With a friend, Kyleanne Hunter — a former Marine attack helicopter pilot — she has founded a nonprofit, Think Broader, focused on combating gender bias in the news media. Perhaps unsurprisingly, the sliver of bias that bothers her the most is "mistress."

She recently presented on the topic to a roomful of editors at The Huffington Post, as well as to a team at Yahoo and the United Nations. She is working with a professor at Harvard to try to come up with a system for tracking biased language, she said — from unnecessary words ("female fighter pilot") to journalists primarily relying on male sources to the subtle ways language can affect the way an article is framed.

She has also, quietly, reached out to female journalists she thought would be sympathetic, asking them to stop using the word "mistress": Christiane Amanpour at CNN; Norah O'Donnell at CBS; Susan Glasser at Politico, who advised her staff to refrain from using the word.

"You know that character on 'Game of Thrones,' Tyrion?" she asked. "He says at one point, something to the effect of, 'You've got to own your weakness, and then nobody can use it against you.' Well, I'm trying to figure out how to do that."
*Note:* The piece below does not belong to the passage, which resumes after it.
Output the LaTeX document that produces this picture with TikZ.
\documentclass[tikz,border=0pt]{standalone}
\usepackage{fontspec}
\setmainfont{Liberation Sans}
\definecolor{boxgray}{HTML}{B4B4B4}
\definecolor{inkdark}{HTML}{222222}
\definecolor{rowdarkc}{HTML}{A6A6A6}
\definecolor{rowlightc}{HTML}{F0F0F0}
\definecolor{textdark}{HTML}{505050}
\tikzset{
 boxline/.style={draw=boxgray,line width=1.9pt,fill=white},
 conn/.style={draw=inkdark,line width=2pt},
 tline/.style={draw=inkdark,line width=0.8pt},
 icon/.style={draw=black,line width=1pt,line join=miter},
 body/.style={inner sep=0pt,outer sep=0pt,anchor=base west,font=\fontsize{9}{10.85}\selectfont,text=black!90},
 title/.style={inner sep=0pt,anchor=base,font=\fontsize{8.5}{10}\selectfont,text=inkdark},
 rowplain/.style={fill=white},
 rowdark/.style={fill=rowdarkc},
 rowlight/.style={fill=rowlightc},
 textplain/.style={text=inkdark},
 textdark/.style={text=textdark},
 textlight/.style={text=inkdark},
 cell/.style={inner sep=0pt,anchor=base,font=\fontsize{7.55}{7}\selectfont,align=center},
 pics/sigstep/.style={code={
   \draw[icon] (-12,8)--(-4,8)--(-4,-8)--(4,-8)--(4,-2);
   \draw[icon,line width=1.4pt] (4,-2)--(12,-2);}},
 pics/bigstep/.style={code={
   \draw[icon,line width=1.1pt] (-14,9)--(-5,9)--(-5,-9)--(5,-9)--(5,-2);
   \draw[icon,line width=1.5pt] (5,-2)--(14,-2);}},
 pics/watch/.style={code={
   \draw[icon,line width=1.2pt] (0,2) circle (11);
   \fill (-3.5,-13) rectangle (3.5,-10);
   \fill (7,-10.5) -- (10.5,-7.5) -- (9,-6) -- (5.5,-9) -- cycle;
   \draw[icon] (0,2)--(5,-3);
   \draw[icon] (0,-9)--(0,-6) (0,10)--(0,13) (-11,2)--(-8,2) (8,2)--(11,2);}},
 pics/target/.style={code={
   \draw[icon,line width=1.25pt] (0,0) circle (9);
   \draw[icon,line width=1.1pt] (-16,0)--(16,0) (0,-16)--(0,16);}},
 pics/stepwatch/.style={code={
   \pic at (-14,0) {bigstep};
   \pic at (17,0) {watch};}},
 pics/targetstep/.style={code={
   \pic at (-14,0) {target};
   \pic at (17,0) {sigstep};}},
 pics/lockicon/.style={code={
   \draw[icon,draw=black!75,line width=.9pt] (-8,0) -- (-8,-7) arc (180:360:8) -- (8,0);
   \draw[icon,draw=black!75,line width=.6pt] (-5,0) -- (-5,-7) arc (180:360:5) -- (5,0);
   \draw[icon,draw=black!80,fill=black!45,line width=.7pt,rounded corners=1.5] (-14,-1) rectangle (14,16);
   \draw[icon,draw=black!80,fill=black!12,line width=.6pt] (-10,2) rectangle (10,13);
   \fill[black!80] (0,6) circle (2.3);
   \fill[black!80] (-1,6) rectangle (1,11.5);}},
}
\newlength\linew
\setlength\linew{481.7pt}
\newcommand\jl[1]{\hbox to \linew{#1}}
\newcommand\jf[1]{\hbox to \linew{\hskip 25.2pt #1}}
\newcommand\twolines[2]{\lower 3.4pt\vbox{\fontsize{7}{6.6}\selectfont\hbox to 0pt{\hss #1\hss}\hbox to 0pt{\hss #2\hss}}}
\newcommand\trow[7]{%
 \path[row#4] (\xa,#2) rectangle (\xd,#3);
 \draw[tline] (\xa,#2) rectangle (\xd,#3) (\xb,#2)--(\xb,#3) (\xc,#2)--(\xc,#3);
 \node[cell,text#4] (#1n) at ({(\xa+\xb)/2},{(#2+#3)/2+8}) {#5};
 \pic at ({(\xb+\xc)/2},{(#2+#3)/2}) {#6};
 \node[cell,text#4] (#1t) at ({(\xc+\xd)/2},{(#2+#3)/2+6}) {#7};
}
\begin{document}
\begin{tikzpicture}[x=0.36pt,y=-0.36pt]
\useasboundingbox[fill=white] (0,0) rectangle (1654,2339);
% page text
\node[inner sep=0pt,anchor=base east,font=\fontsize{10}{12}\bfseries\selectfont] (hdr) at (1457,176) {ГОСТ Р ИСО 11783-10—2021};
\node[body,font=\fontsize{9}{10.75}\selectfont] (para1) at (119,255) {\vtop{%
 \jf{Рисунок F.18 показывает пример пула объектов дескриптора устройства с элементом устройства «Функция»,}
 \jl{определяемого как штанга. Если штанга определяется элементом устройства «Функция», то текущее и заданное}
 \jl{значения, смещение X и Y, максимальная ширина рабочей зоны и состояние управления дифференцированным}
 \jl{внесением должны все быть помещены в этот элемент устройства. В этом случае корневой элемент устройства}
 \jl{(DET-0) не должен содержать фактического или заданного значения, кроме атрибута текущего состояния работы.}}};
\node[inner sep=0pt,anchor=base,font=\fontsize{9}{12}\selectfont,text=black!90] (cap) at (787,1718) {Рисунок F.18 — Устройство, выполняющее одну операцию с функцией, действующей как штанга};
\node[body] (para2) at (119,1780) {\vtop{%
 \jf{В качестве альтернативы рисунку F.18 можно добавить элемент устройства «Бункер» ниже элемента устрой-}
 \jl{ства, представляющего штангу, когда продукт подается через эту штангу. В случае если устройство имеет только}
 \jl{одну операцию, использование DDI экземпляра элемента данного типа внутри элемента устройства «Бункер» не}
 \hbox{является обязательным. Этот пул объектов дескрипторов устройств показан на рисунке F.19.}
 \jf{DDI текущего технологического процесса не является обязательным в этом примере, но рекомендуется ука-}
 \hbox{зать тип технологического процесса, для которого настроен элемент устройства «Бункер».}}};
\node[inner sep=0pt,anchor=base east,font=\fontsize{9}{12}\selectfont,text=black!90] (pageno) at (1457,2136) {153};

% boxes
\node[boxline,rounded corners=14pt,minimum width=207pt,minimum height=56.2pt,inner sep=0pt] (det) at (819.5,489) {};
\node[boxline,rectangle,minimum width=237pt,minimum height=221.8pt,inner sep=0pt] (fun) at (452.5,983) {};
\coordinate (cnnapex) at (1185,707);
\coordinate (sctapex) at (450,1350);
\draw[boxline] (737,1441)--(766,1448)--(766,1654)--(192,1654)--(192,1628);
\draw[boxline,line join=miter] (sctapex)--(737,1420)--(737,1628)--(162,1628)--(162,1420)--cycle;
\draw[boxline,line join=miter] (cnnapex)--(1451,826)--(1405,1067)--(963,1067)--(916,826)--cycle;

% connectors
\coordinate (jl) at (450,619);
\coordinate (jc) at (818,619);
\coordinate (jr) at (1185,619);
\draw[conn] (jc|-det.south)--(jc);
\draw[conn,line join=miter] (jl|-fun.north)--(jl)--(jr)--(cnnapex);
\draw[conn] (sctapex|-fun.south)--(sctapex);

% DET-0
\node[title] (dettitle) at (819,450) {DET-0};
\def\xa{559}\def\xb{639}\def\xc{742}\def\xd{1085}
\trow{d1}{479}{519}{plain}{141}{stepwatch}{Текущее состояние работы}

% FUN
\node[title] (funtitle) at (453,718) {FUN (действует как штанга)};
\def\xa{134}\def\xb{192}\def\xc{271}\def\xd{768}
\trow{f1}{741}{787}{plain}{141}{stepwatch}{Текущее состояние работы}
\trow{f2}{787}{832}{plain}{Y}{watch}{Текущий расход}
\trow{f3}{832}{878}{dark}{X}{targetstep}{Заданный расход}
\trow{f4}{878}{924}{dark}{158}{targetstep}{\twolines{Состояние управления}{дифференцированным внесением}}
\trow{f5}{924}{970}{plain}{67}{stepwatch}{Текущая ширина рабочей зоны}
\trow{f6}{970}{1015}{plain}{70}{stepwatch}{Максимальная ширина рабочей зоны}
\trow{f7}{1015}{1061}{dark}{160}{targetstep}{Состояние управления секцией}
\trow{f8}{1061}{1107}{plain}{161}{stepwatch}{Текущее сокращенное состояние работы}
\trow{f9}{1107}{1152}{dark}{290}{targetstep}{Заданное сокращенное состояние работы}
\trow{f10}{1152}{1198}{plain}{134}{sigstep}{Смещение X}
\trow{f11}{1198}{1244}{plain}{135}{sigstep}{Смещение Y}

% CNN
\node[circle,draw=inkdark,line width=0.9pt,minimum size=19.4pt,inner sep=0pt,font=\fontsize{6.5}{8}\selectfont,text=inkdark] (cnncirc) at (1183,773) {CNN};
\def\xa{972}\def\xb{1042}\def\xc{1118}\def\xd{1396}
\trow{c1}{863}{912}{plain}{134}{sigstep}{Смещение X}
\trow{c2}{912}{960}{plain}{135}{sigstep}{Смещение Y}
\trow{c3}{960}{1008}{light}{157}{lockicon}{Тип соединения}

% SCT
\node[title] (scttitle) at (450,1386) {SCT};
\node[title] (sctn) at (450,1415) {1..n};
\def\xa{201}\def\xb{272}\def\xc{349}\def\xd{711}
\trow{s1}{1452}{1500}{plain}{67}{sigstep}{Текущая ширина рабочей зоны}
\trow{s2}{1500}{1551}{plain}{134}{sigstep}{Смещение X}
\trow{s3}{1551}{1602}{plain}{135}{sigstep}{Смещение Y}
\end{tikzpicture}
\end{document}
Ms. Broadwell was pleased to discover last month, after conversations with The Associated Press, that it had addressed "mistress" in an updated style guide, advising "friend," "companion" or "lover" in its place, or language that "reflects that it takes two to tango," said The A.P.'s standards editor, Thomas Kent.

After an article in The New York Times, about Mr. Petraeus's plea deal, used the word to refer to her last year, Ms. Broadwell was in touch with the public editor at the time, who wrote a column about it, advising that The Times "hasten the departure" of the word. (It has appeared just several times in 2016.)

Her hometown newspaper, The Charlotte Observer, said it would work to retire the term, opting instead to call Ms. Broadwell and Mr. Petraeus "lovers." "It takes two to have an affair," said the newspaper's editor, Rick Thames.

The campaign can feel a little like putting out brush fires, Ms. Broadwell said, but for now, it's given her some sense of purpose.

"On the one hand, I don't want to define myself by this," she said. "But on the other hand, I've been defined by this. So if I can change things for the better because of it, then why not?"

Of course, she added, "Maybe some day I just need to take off the Google alerts and live in oblivion."